→ Given exercise:
Quote every line of the material beneath this one.

────────

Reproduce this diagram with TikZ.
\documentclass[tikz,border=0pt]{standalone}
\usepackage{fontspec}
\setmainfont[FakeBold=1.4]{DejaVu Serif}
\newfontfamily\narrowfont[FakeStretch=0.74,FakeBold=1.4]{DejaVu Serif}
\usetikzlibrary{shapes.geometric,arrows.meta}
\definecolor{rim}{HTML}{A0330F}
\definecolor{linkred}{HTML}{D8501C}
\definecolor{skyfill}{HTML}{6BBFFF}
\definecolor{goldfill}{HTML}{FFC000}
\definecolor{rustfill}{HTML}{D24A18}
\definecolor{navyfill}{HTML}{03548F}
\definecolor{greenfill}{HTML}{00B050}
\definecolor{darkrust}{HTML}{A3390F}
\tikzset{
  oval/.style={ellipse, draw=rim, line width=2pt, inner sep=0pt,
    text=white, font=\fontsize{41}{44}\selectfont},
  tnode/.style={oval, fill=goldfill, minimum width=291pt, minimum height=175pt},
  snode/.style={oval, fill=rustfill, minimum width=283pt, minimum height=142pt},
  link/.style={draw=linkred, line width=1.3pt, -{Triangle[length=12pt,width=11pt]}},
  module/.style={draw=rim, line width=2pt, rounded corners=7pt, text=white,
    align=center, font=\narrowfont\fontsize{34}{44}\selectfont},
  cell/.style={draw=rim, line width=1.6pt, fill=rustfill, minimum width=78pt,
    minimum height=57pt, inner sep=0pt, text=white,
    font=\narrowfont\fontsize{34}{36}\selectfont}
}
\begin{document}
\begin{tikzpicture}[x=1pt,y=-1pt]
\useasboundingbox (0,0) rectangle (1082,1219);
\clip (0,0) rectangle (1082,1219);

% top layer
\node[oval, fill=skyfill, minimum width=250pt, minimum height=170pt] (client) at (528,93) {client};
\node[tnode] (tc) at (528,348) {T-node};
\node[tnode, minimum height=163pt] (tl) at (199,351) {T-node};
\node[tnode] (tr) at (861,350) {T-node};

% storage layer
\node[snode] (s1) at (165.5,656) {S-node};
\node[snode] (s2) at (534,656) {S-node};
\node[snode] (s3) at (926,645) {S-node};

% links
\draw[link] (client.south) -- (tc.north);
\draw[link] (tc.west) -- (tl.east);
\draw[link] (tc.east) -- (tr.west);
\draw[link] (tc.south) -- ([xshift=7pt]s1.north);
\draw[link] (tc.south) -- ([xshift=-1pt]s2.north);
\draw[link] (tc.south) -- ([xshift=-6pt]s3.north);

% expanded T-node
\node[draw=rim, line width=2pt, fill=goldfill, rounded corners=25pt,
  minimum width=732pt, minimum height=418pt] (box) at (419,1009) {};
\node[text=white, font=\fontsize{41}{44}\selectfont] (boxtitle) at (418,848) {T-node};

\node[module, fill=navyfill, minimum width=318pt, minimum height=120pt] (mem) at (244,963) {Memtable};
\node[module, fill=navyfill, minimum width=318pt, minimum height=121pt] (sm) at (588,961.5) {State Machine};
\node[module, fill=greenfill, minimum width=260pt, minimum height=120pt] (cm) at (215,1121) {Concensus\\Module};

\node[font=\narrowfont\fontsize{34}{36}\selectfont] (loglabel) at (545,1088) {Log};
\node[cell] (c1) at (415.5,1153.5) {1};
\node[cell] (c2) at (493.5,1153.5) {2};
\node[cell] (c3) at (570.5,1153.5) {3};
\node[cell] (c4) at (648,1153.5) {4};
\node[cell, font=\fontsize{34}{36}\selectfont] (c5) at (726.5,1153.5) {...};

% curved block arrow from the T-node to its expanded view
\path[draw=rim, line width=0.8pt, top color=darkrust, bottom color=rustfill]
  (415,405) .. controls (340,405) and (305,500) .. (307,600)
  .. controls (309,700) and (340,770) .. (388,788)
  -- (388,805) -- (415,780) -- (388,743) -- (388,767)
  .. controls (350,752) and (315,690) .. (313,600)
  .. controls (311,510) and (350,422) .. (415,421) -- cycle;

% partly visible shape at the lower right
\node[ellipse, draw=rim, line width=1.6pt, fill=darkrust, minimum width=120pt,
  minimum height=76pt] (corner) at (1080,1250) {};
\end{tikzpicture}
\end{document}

────────

→ Answer to this problem:
Reproduce this diagram with TikZ.
\documentclass[tikz,border=0pt]{standalone}
\usepackage{fontspec}
\setmainfont[FakeBold=1.4]{DejaVu Serif}
\newfontfamily\narrowfont[FakeStretch=0.74,FakeBold=1.4]{DejaVu Serif}
\usetikzlibrary{shapes.geometric,arrows.meta}
\definecolor{rim}{HTML}{A0330F}
\definecolor{linkred}{HTML}{D8501C}
\definecolor{skyfill}{HTML}{6BBFFF}
\definecolor{goldfill}{HTML}{FFC000}
\definecolor{rustfill}{HTML}{D24A18}
\definecolor{navyfill}{HTML}{03548F}
\definecolor{greenfill}{HTML}{00B050}
\definecolor{darkrust}{HTML}{A3390F}
\tikzset{
  oval/.style={ellipse, draw=rim, line width=2pt, inner sep=0pt,
    text=white, font=\fontsize{41}{44}\selectfont},
  tnode/.style={oval, fill=goldfill, minimum width=291pt, minimum height=175pt},
  snode/.style={oval, fill=rustfill, minimum width=283pt, minimum height=142pt},
  link/.style={draw=linkred, line width=1.3pt, -{Triangle[length=12pt,width=11pt]}},
  module/.style={draw=rim, line width=2pt, rounded corners=7pt, text=white,
    align=center, font=\narrowfont\fontsize{34}{44}\selectfont},
  cell/.style={draw=rim, line width=1.6pt, fill=rustfill, minimum width=78pt,
    minimum height=57pt, inner sep=0pt, text=white,
    font=\narrowfont\fontsize{34}{36}\selectfont}
}
\begin{document}
\begin{tikzpicture}[x=1pt,y=-1pt]
\useasboundingbox (0,0) rectangle (1082,1219);
\clip (0,0) rectangle (1082,1219);

% top layer
\node[oval, fill=skyfill, minimum width=250pt, minimum height=170pt] (client) at (528,93) {client};
\node[tnode] (tc) at (528,348) {T-node};
\node[tnode, minimum height=163pt] (tl) at (199,351) {T-node};
\node[tnode] (tr) at (861,350) {T-node};

% storage layer
\node[snode] (s1) at (165.5,656) {S-node};
\node[snode] (s2) at (534,656) {S-node};
\node[snode] (s3) at (926,645) {S-node};

% links
\draw[link] (client.south) -- (tc.north);
\draw[link] (tc.west) -- (tl.east);
\draw[link] (tc.east) -- (tr.west);
\draw[link] (tc.south) -- ([xshift=7pt]s1.north);
\draw[link] (tc.south) -- ([xshift=-1pt]s2.north);
\draw[link] (tc.south) -- ([xshift=-6pt]s3.north);

% expanded T-node
\node[draw=rim, line width=2pt, fill=goldfill, rounded corners=25pt,
  minimum width=732pt, minimum height=418pt] (box) at (419,1009) {};
\node[text=white, font=\fontsize{41}{44}\selectfont] (boxtitle) at (418,848) {T-node};

\node[module, fill=navyfill, minimum width=318pt, minimum height=120pt] (mem) at (244,963) {Memtable};
\node[module, fill=navyfill, minimum width=318pt, minimum height=121pt] (sm) at (588,961.5) {State Machine};
\node[module, fill=greenfill, minimum width=260pt, minimum height=120pt] (cm) at (215,1121) {Concensus\\Module};

\node[font=\narrowfont\fontsize{34}{36}\selectfont] (loglabel) at (545,1088) {Log};
\node[cell] (c1) at (415.5,1153.5) {1};
\node[cell] (c2) at (493.5,1153.5) {2};
\node[cell] (c3) at (570.5,1153.5) {3};
\node[cell] (c4) at (648,1153.5) {4};
\node[cell, font=\fontsize{34}{36}\selectfont] (c5) at (726.5,1153.5) {...};

% curved block arrow from the T-node to its expanded view
\path[draw=rim, line width=0.8pt, top color=darkrust, bottom color=rustfill]
  (415,405) .. controls (340,405) and (305,500) .. (307,600)
  .. controls (309,700) and (340,770) .. (388,788)
  -- (388,805) -- (415,780) -- (388,743) -- (388,767)
  .. controls (350,752) and (315,690) .. (313,600)
  .. controls (311,510) and (350,422) .. (415,421) -- cycle;

% partly visible shape at the lower right
\node[ellipse, draw=rim, line width=1.6pt, fill=darkrust, minimum width=120pt,
  minimum height=76pt] (corner) at (1080,1250) {};
\end{tikzpicture}
\end{document}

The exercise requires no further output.